In the face of those provocations, U.S. officials urged Mr. Saakashvili
to show restraint. But if the charge is that the Bush administration
encouraged Georgia's yearnings for true independence, the verdict
surely is "guilty" -- just as when the Clinton administration
encouraged Georgia under Eduard Shevardnadze and as the first President
Bush welcomed the freedom of Warsaw Pact nations when the Berlin Wall
fell in 1989. Now we are told that Russia's invasion last weekend
proves the improvidence of this policy: The United States should
have helped Georgia to understand that it lies in Russia's "sphere
of influence," beyond the reach of American help.
At first blush, that may sound like common sense. What is Georgia
to us, after all, far away and without natural resources? And yet,
where would the logic carry us? Poland, too, used to be in Moscow's
"sphere" -- and Hungary, Estonia, Lithuania, and on and on.

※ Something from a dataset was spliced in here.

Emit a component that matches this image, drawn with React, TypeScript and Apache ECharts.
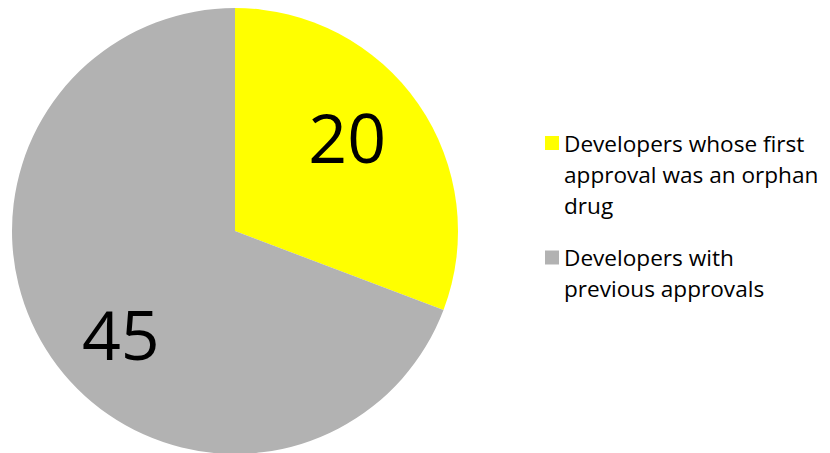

Should
they, too, bow to Vladimir Putin? Why not Finland, while we're at
it? You can quickly begin to see the reemergence of a world that
would be neither in America's interest nor much to Americans' liking.
If a democratically elected Ukraine chooses not to join NATO --
and Ukrainians are divided on the question -- NATO will not force
itself on Ukraine. But if Ukrainians -- or Georgians, Armenians or
anyone else -- recoil at Russia's authoritarian model and choose to
associate with the West, should the United States refrain from "egging
them on"? Since the days of the Soviet Union, when the United States
never abandoned the cause of "captive nations," American policy has
been that independent nations should be free to rule themselves and
shape their future. How, and how effectively, the United States can
support those aspirations inevitably will vary from case to case and
from time to time, and supporting those aspirations certainly won't
always involve military force. But for the United States to counsel a
"realistic" acceptance of vassal status to any nation would mark a
radical departure from past principles and practices.